## Record list
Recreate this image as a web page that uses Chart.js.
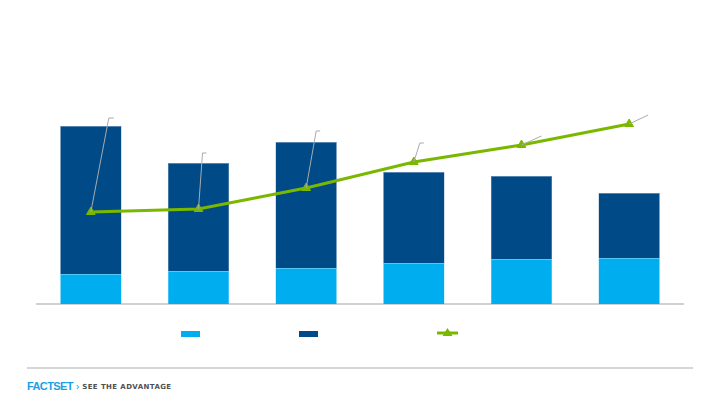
<!DOCTYPE html>
<html>
<head>
<meta charset="utf-8">
<script src="https://cdn.jsdelivr.net/npm/chart.js@4"></script>
<style>
  body { margin: 0; width: 720px; height: 405px; background: #fff; position: relative; overflow: hidden; font-family: "Open Sans", "Liberation Sans", sans-serif; }
  #wrap { position: absolute; left: 0; top: 0; width: 720px; height: 310px; }
  .leg { position: absolute; top: 331px; height: 6px; width: 19px; }
  #rule { position: absolute; left: 27px; top: 367px; width: 666px; height: 2px; background: #d6d6d6; }
  #foot { position: absolute; left: 27px; top: 376px; white-space: nowrap; line-height: 16px; }
  #logo { color: #1a9fe6; font-weight: 700; font-size: 11px; letter-spacing: -0.6px; font-family: "Liberation Sans", sans-serif; }
  #gt { color: #1a9fe6; font-size: 11px; margin: 0 3px 0 3px; }
  #tag { color: #505050; font-weight: 700; font-size: 7px; letter-spacing: 0.4px; font-family: "DejaVu Sans", sans-serif; position: relative; top: -1px; }
</style>
</head>
<body>
<div id="wrap"><canvas id="myChart"></canvas></div>
<div class="leg" style="left:181px;background:#00aeef"></div>
<div class="leg" style="left:299px;background:#004b87"></div>
<svg style="position:absolute;left:437px;top:327px" width="22" height="12">
  <line x1="0" y1="6" x2="21" y2="6" stroke="#7ab800" stroke-width="3"/>
  <polygon points="10.5,1 15.5,9 5.5,9" fill="#7ab800"/>
</svg>
<div id="rule"></div>
<div id="foot"><span id="logo">FACTSET</span><span id="gt">›</span><span id="tag">SEE THE ADVANTAGE</span></div>
<script>
const categories = ['1', '2', '3', '4', '5', '6'];
const lowerValues = [30, 33, 36, 41, 45, 46];
const upperValues = [148, 108, 126, 91, 83, 65];
const lineValues = [92, 95, 116, 142, 159, 180];

// where each empty data label sits, relative to its point
const leaderOffsets = [[18, -94, 5], [4, -56, 4], [10, -57, 4], [6, -19, 4], [20, -9, 0], [19, -9, 0]];

const leaderLines = {
  id: 'leaderLines',
  afterDatasetsDraw(chart) {
    const meta = chart.getDatasetMeta(2);
    const c = chart.ctx;
    c.save();
    c.strokeStyle = '#aaaaaa';
    c.lineWidth = 1;
    meta.data.forEach((pt, i) => {
      const o = leaderOffsets[i];
      c.beginPath();
      c.moveTo(pt.x, pt.y);
      c.lineTo(pt.x + o[0], pt.y + o[1]);
      c.lineTo(pt.x + o[0] + o[2], pt.y + o[1]);
      c.stroke();
    });
    c.restore();
  }
};

const ctx = document.getElementById('myChart');
let myChart = new Chart(ctx, {
  type: 'bar',
  data: {
    labels: categories,
    datasets: [
      {
        label: 'Series 1',
        data: lowerValues,
        backgroundColor: '#00aeef',
        borderColor: '#5bc6f0',
        borderWidth: 0.5,
        order: 2,
      },
      {
        label: 'Series 2',
        data: upperValues,
        backgroundColor: '#004b87',
        borderColor: '#5a86b4',
        borderWidth: 0.5,
        order: 2,
      },
      {
        type: 'line',
        label: 'Series 3',
        data: lineValues,
        yAxisID: 'y2',
        borderColor: '#7ab800',
        backgroundColor: '#7ab800',
        borderWidth: 3,
        pointStyle: 'triangle',
        pointRadius: 5,
        pointBorderWidth: 1,
        tension: 0,
        order: 0,
      },
    ],
  },
  options: {
    responsive: true,
    maintainAspectRatio: false,
    animation: false,
    layout: { padding: { left: 37, right: 37, top: 24, bottom: 5 } },
    plugins: { legend: { display: false }, tooltip: { enabled: false } },
    datasets: { bar: { categoryPercentage: 1, barPercentage: 0.57 } },
    scales: {
      x: {
        stacked: true,
        grid: { display: false, drawTicks: false },
        border: { display: true, color: '#d0d0d0', width: 2 },
        ticks: { display: false },
      },
      y: { stacked: true, display: false, min: 0, max: 280 },
      y2: { display: false, min: 0, max: 280 },
    },
  },
  plugins: [leaderLines],
});
</script>
</body>
</html>
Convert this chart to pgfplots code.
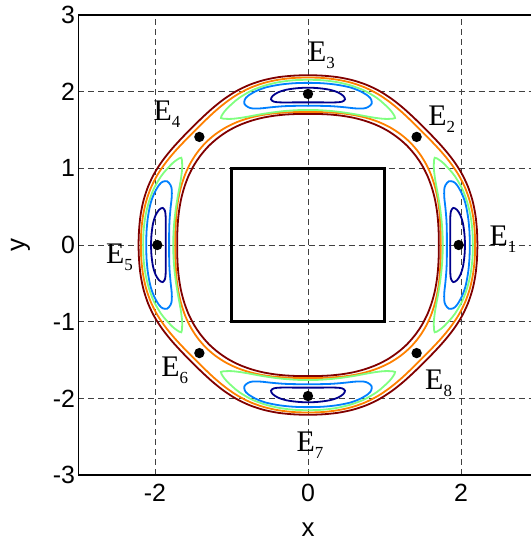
\documentclass[border=0pt]{standalone}
\usepackage{fontspec}
\setmainfont{Liberation Serif}
\newfontfamily\arial{Liberation Sans}
\usepackage{pgfplots}
\pgfplotsset{compat=1.18}
\usepackage{pgfplotstable}

% jet colours of the five contour levels
\definecolor{cDR}{rgb}{0.5,0,0}
\definecolor{cOR}{rgb}{1,0.5,0}
\definecolor{cGR}{rgb}{0.5,1,0.5}
\definecolor{cBL}{rgb}{0,0.5,1}
\definecolor{cDB}{rgb}{0,0,0.55}

% closed rings in polar form: angle (deg), radius of each level
% od/oo = outer dark red / orange, io/id = inner orange / dark red
\pgfplotstableread{
t   od    oo    io    id
0   2.215 2.185 1.735 1.710
5   2.217 2.187 1.741 1.715
10  2.223 2.190 1.754 1.727
15  2.227 2.191 1.776 1.744
20  2.225 2.185 1.801 1.764
25  2.215 2.170 1.827 1.784
30  2.197 2.148 1.852 1.803
35  2.177 2.125 1.872 1.818
40  2.161 2.107 1.885 1.827
45  2.155 2.100 1.890 1.831
50  2.161 2.107 1.885 1.827
55  2.177 2.125 1.872 1.818
60  2.197 2.148 1.852 1.803
65  2.215 2.170 1.827 1.784
70  2.225 2.185 1.801 1.764
75  2.227 2.191 1.776 1.744
80  2.223 2.190 1.754 1.727
85  2.217 2.187 1.741 1.715
90  2.215 2.185 1.735 1.710
95  2.217 2.187 1.741 1.715
100 2.223 2.190 1.754 1.727
105 2.227 2.191 1.776 1.744
110 2.225 2.185 1.801 1.764
115 2.215 2.170 1.827 1.784
120 2.197 2.148 1.852 1.803
125 2.177 2.125 1.872 1.818
130 2.161 2.107 1.885 1.827
135 2.155 2.100 1.890 1.831
140 2.161 2.107 1.885 1.827
145 2.177 2.125 1.872 1.818
150 2.197 2.148 1.852 1.803
155 2.215 2.170 1.827 1.784
160 2.225 2.185 1.801 1.764
165 2.227 2.191 1.776 1.744
170 2.223 2.190 1.754 1.727
175 2.217 2.187 1.741 1.715
180 2.215 2.185 1.735 1.710
185 2.217 2.187 1.741 1.715
190 2.223 2.190 1.754 1.727
195 2.227 2.191 1.776 1.744
200 2.225 2.185 1.801 1.764
205 2.215 2.170 1.827 1.784
210 2.197 2.148 1.852 1.803
215 2.177 2.125 1.872 1.818
220 2.161 2.107 1.885 1.827
225 2.155 2.100 1.890 1.831
230 2.161 2.107 1.885 1.827
235 2.177 2.125 1.872 1.818
240 2.197 2.148 1.852 1.803
245 2.215 2.170 1.827 1.784
250 2.225 2.185 1.801 1.764
255 2.227 2.191 1.776 1.744
260 2.223 2.190 1.754 1.727
265 2.217 2.187 1.741 1.715
270 2.215 2.185 1.735 1.710
275 2.217 2.187 1.741 1.715
280 2.223 2.190 1.754 1.727
285 2.227 2.191 1.776 1.744
290 2.225 2.185 1.801 1.764
295 2.215 2.170 1.827 1.784
300 2.197 2.148 1.852 1.803
305 2.177 2.125 1.872 1.818
310 2.161 2.107 1.885 1.827
315 2.155 2.100 1.890 1.831
320 2.161 2.107 1.885 1.827
325 2.177 2.125 1.872 1.818
330 2.197 2.148 1.852 1.803
335 2.215 2.170 1.827 1.784
340 2.225 2.185 1.801 1.764
345 2.227 2.191 1.776 1.744
350 2.223 2.190 1.754 1.727
355 2.217 2.187 1.741 1.715
360 2.215 2.185 1.735 1.710
}\rings

% one lobe of each inner level, centred on angle 0 (angle, radius)
\pgfplotstableread{
t     r
0     1.762
-5    1.765
-10   1.774
-15   1.790
-20   1.814
-25   1.848
-28   1.878
-31   1.920
-33   1.962
-34.5 2.010
-33   2.042
-31   2.068
-28   2.095
-25   2.120
-20   2.145
-15   2.155
-10   2.158
-5    2.157
0     2.155
5     2.157
10    2.158
15    2.155
20    2.145
25    2.120
28    2.095
31    2.068
33    2.042
34.5  2.010
33    1.962
31    1.920
28    1.878
25    1.848
20    1.814
15    1.790
10    1.774
5     1.765
0     1.762
}\lobeG

\pgfplotstableread{
t     r
0     1.815
-5    1.822
-10   1.838
-15   1.860
-19   1.885
-22   1.920
-23.5 1.960
-24.3 2.020
-23.5 2.070
-22   2.097
-19   2.118
-15   2.128
-10   2.124
-5    2.118
0     2.115
5     2.118
10    2.124
15    2.128
19    2.118
22    2.097
23.5  2.070
24.3  2.020
23.5  1.960
22    1.920
19    1.885
15    1.860
10    1.838
5     1.822
0     1.815
}\lobeB

\pgfplotstableread{
t     r
0     1.860
-4    1.865
-8    1.878
-11   1.895
-13.3 1.920
-14.3 1.960
-13.3 2.000
-11   2.030
-8    2.045
-4    2.050
0     2.052
4     2.050
8     2.045
11    2.030
13.3  2.000
14.3  1.960
13.3  1.920
11    1.895
8     1.878
4     1.865
0     1.860
}\lobeD

\newcommand{\Elabel}[1]{E\raisebox{-7bp}{\fontsize{17}{17}\selectfont #1}}

\begin{document}
\begin{tikzpicture}
\begin{axis}[
  scale only axis, width=459bp, height=460bp,
  xmin=-3, xmax=3, ymin=-3, ymax=3,
  xtick={-2,0,2}, xticklabels={-2,0,2},
  ytick={-3,-2,-1,0,1,2,3}, yticklabels={-3,-2,-1,0,1,2,3},
  grid=major,
  major grid style={black!75, line width=0.6bp, dash pattern=on 6bp off 4bp},
  major tick length=0pt,
  ticklabel style={font=\arial\fontsize{25}{25}\selectfont},
  xticklabel style={yshift=-6bp},
  xlabel={x}, ylabel={y},
  label style={font=\arial\fontsize{26}{26}\selectfont},
  xlabel style={at={(axis description cs:0.5,-0.1196)}, anchor=center},
  ylabel style={at={(axis description cs:-0.1264,0.5)}, anchor=center},
  axis line style={line width=1.2bp},
  clip=false,
  every axis plot/.append style={line width=1.8bp},
]
% rings
\addplot[cDR, smooth, data cs=polar] table[x=t, y=od] {\rings};
\addplot[cOR, smooth, data cs=polar] table[x=t, y=oo] {\rings};
\addplot[cOR, smooth, data cs=polar] table[x=t, y=io] {\rings};
\addplot[cDR, smooth, data cs=polar] table[x=t, y=id] {\rings};
% four lobes per level
\pgfplotsinvokeforeach{0,90,180,270}{
  \addplot[cGR, smooth, data cs=polar] table[x expr=\thisrow{t}+#1, y=r] {\lobeG};
  \addplot[cBL, smooth, data cs=polar] table[x expr=\thisrow{t}+#1, y=r] {\lobeB};
  \addplot[cDB, smooth, data cs=polar] table[x expr=\thisrow{t}+#1, y=r] {\lobeD};
}
% square
\addplot[black, line width=3.2bp] coordinates {(-1,-1) (1,-1) (1,1) (-1,1)} -- cycle;
% points E1..E8
\addplot[only marks, mark=*, mark size=4.2bp, black] coordinates {
  (1.97,0) (1.42,1.41) (0,1.97) (-1.42,1.41)
  (-1.97,0) (-1.42,-1.41) (0,-1.97) (1.42,-1.41)};
\begin{scope}[every node/.style={anchor=base west, inner sep=0pt, font=\fontsize{30}{30}\selectfont}]
\node at (axis cs:2.37,0.0)   {\Elabel{1}};
\node at (axis cs:1.57,1.56)  {\Elabel{2}};
\node at (axis cs:0.0,2.39)   {\Elabel{3}};
\node at (axis cs:-2.02,1.63) {\Elabel{4}};
\node at (axis cs:-2.64,-0.24){\Elabel{5}};
\node at (axis cs:-1.92,-1.71){\Elabel{6}};
\node at (axis cs:-0.15,-2.69){\Elabel{7}};
\node at (axis cs:1.53,-1.89) {\Elabel{8}};
\end{scope}
\end{axis}
\pgfresetboundingbox
\path[use as bounding box] ([xshift=-78.5bp,yshift=-72bp]current axis.south west)
  rectangle ([xshift=452.5bp,yshift=475bp]current axis.south west);
\end{tikzpicture}
\end{document}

## Goal
Restate exactly, please, only the lines between the start of the data and the line containing "const lineValues = [92, 95, 116, 142, 159, 180];", both ends included, skipping the pictures.

## The solution
Recreate this image as a web page that uses Chart.js.
<!DOCTYPE html>
<html>
<head>
<meta charset="utf-8">
<script src="https://cdn.jsdelivr.net/npm/chart.js@4"></script>
<style>
  body { margin: 0; width: 720px; height: 405px; background: #fff; position: relative; overflow: hidden; font-family: "Open Sans", "Liberation Sans", sans-serif; }
  #wrap { position: absolute; left: 0; top: 0; width: 720px; height: 310px; }
  .leg { position: absolute; top: 331px; height: 6px; width: 19px; }
  #rule { position: absolute; left: 27px; top: 367px; width: 666px; height: 2px; background: #d6d6d6; }
  #foot { position: absolute; left: 27px; top: 376px; white-space: nowrap; line-height: 16px; }
  #logo { color: #1a9fe6; font-weight: 700; font-size: 11px; letter-spacing: -0.6px; font-family: "Liberation Sans", sans-serif; }
  #gt { color: #1a9fe6; font-size: 11px; margin: 0 3px 0 3px; }
  #tag { color: #505050; font-weight: 700; font-size: 7px; letter-spacing: 0.4px; font-family: "DejaVu Sans", sans-serif; position: relative; top: -1px; }
</style>
</head>
<body>
<div id="wrap"><canvas id="myChart"></canvas></div>
<div class="leg" style="left:181px;background:#00aeef"></div>
<div class="leg" style="left:299px;background:#004b87"></div>
<svg style="position:absolute;left:437px;top:327px" width="22" height="12">
  <line x1="0" y1="6" x2="21" y2="6" stroke="#7ab800" stroke-width="3"/>
  <polygon points="10.5,1 15.5,9 5.5,9" fill="#7ab800"/>
</svg>
<div id="rule"></div>
<div id="foot"><span id="logo">FACTSET</span><span id="gt">›</span><span id="tag">SEE THE ADVANTAGE</span></div>
<script>
const categories = ['1', '2', '3', '4', '5', '6'];
const lowerValues = [30, 33, 36, 41, 45, 46];
const upperValues = [148, 108, 126, 91, 83, 65];
const lineValues = [92, 95, 116, 142, 159, 180];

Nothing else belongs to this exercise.